Entre outras imagens e mensagens menos rigorosas, recorde-se o cartaz dos centristas com o mapa de Portugal a ser perfurado com chave de fendas, invertendo assim a mensagem inerente à instituição das regiões administrativas: dividir para unir, reduzindo assimetrias.

A par de outros alarmismos, os defensores do «não» alegavam que a regionalização seria um veículo para os caciquismos locais e para aumentar o número de funcionários públicos (os vulgares «tachos», na linguagem popular), bem como para diminuir a autonomia dos municípios, mais uma vez ignorando o articulado da Constituição, onde se estabelece que uma das principais atribuições das regiões deve ser apoiar os municípios «sem limitação dos respectivos poderes».

A desinformação chegava mesmo ao ponto de justificar a recusa com a dimensão do País, omitindo o facto de países de igual tamanho, ou inferior, estarem regionalizados, como são os casos da Dinamarca ou da Bélgica. E também com o aumento da burocracia, esquecendo que ela se complica precisamente com a ausência de entidades de coordenação no plano regional, obrigando serviços locais da administração central a reportar-se a ministérios ou outras entidades.

Alguém ganha com o centralismo?

No referendo de 1998, apenas os distritos de Setúbal, Beja e Évora disseram «sim» às regiões administrativas. Mas não seriam apenas estes, nem somente os distritos do Interior, a beneficiar da regionalização.

Sendo verdade que Portugal evolui a velocidades muito diferentes, a economia da capital não vive isolada das restantes regiões, pelo que, um país mal gerido irá certamente confluir numa Lisboa mais saturada.

Uma análise do Eurostat sobre a evolução do PIB per capita em relação à média da União Europeia (UE), no período entre 2000 e 2010, revela a curiosidade de, as duas nacionais que convergiram com a média da UE terem sido as regiões autónomas dos Açores e da Madeira. Indo ao encontro da ideia referida atrás, a Área Metropolitana de Lisboa está entre as regiões que mais divergiram.

Mas se a análise se cingir à situação verificada hoje, observam-se desigualdades gritantes, com Lisboa a ter um rendimento per capita comparável com o dos países mais ricos da UE, e as regiões do Norte e Centro mais próximas de países do Leste da Europa, como a Letónia.

Para Lisboa há, no entanto, um reverso da medalha. A centralização conflitua com a qualidade de vida em aspectos como a especulação imobiliária ou a circulação dentro da cidade, e outros elementos característicos do que usualmente se denomina por deseconomia, ou seja, a falta de eficiência na utilização dos recursos produtivos.

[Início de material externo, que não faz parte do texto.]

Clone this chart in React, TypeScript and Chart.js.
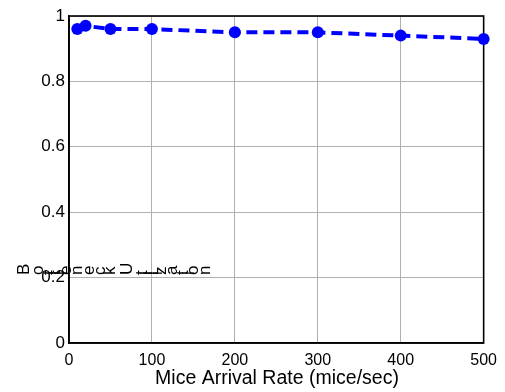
import React, { useEffect, useRef } from "react";
import { Chart, registerables } from "chart.js";

Chart.register(...registerables);

const arrivalRates = [10, 20, 50, 100, 200, 300, 400, 500];
const utilization = [0.96, 0.97, 0.96, 0.96, 0.95, 0.95, 0.94, 0.93];
const xTickValues = [0, 100, 200, 300, 400, 500];
const yTickValues = [0, 0.2, 0.4, 0.6, 0.8, 1];
const xTitle = "Mice Arrival Rate (mice/sec)";
const yTitle = "Bottleneck Utilization";

const FONT = "'Liberation Sans', Arial, Helvetica, sans-serif";

const decorPlugin = {
  id: "decor",
  beforeDatasetsDraw(chart: any) {
    const { ctx, chartArea } = chart;
    ctx.save();
    ctx.strokeStyle = "#000";
    ctx.lineWidth = 1.6;
    ctx.strokeRect(chartArea.left, chartArea.top, chartArea.right - chartArea.left, chartArea.bottom - chartArea.top);
    ctx.restore();
  },
  afterDraw(chart: any) {
    const { ctx } = chart;
    ctx.save();
    ctx.fillStyle = "#000";
    ctx.font = `19.5px ${FONT}`;
    ctx.textAlign = "center";
    ctx.textBaseline = "alphabetic";
    ctx.fillText(xTitle, 277, 384);

    // y label: each glyph rotated in place, laid out horizontally
    ctx.font = `17px ${FONT}`;
    ctx.textAlign = "left";
    let adv = 0;
    const spread = 1.22;
    const x0 = 29;
    const y0 = 275;
    for (const ch of yTitle) {
      ctx.save();
      ctx.translate(x0 + adv * spread, y0);
      ctx.rotate(-Math.PI / 2);
      ctx.fillText(ch, 0, 0);
      ctx.restore();
      adv += ctx.measureText(ch).width;
    }
    ctx.restore();
  },
};

export default function App() {
  const ref = useRef<HTMLCanvasElement | null>(null);

  useEffect(() => {
    if (!ref.current) return;
    const chart = new Chart(ref.current, {
      type: "line",
      data: {
        datasets: [
          {
            data: arrivalRates.map((x, i) => ({ x, y: utilization[i] })),
            borderColor: "#0000ff",
            backgroundColor: "#0000ff",
            borderWidth: 4,
            borderDash: [11, 6],
            pointRadius: 6,
            pointHoverRadius: 6,
            pointBackgroundColor: "#0000ff",
            pointBorderWidth: 0,
            tension: 0,
            clip: false as any,
          },
        ],
      },
      options: {
        animation: false,
        responsive: false,
        maintainAspectRatio: false,
        layout: { padding: { top: 16, right: 19, left: 0, bottom: 0 } },
        plugins: {
          legend: { display: false },
          tooltip: { enabled: false },
        },
        scales: {
          x: {
            type: "linear",
            min: 0,
            max: 500,
            afterBuildTicks: (axis: any) => {
              axis.ticks = xTickValues.map((v) => ({ value: v }));
            },
            afterFit: (axis: any) => {
              axis.height = 392 - 343;
            },
            grid: { color: "#b0b0b0", lineWidth: 1, drawTicks: false },
            border: { display: true, color: "#000", width: 1.6 },
            ticks: {
              color: "#000",
              font: { family: FONT, size: 16 },
              padding: 8,
              maxRotation: 0,
            },
          },
          y: {
            type: "linear",
            min: 0,
            max: 1,
            afterBuildTicks: (axis: any) => {
              axis.ticks = yTickValues.map((v) => ({ value: v }));
            },
            afterFit: (axis: any) => {
              axis.width = 69;
            },
            grid: { color: "#b0b0b0", lineWidth: 1, drawTicks: false },
            border: { display: true, color: "#000", width: 1.6 },
            ticks: {
              color: "#000",
              font: { family: FONT, size: 17 },
              padding: 4,
              callback: (v: any) => String(Math.round(Number(v) * 10) / 10),
            },
          },
        },
      },
      plugins: [decorPlugin],
    });
    return () => chart.destroy();
  }, []);

  return (
    <div style={{ position: "fixed", left: 0, top: 0, width: 505, height: 392, background: "#fff" }}>
      <canvas ref={ref} width={505} height={392} style={{ width: 505, height: 392, display: "block" }} />
    </div>
  );
}
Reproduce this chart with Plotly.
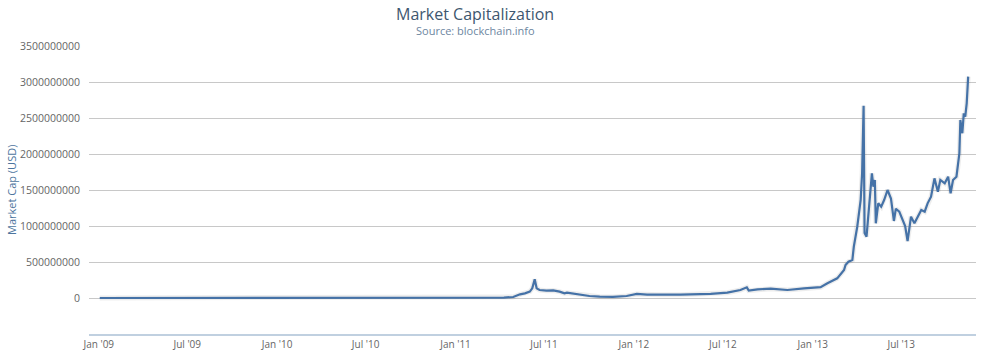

Já no que diz respeito ao Interior, o desinvestimento público e privado conduziu à desertificação, ao desperdício de condições endógenas essenciais para o desenvolvimento nacional – com défices crescentes na balança alimentar, entre outras – cujas consequências foram bem evidenciadas nos fogos que devastaram o nosso país, no ano passado.

Regionalização vs. descentralização

Do quadro de tropelias proferidas ao poder local democrático por parte do PSD e do PS, com o apoio do CDS-PP, conta-se mais recentemente a extinção de freguesias, à revelia dos interesses das populações e dos órgãos autárquicos, e o pacto estabelecido, este ano, no quadro da desconcentração de competências da administração central para as autarquias locais, assente na descentralização da despesa e não da receita.

Isto apesar de, em Janeiro de 2015, tanto António Costa como Rui Rio terem elogiado os benefícios da regionalização, designadamente ao nível da poupança para o Estado. «Um euro gasto pela Administração Local vale três euros da Administração Central», referiu então António Costa. 

Já Rui Rio, que admitiu ter votado «não» no referendo de 1998, reconheceu que «o que achava ser possível sem regionalização, não só não se fez como se agravou».

Apesar de a instituição das regiões administrativas ser o motor da descentralização, o Governo do PS insiste em começar pela transferência de encargos para as autarquias locais, colocando em risco competências que actualmente executam, em nome da «descentralização» que diz adoptar como uma das principais «missões» da legislatura.

Esquecem-se as vantagens da regionalização, em especial como elemento complementar de apoio aos municípios e à sua luta pelo desenvolvimento, mas também como promotor de uma democracia participativa, que contribua para a reforma democrática da Administração Pública e para a autonomia municipal.  

Mantendo-se Portugal nos primeiros lugares do ranking dos países da Organização para a Cooperação e Desenvolvimento Económico (OCDE) com menor despesa pública realizada a nível local ou regional, percebe-se que ainda estamos longe desse caminho auspicioso que a regionalização aporta. Vinte anos volvidos, talvez fosse bom voltar a «escutar» a população.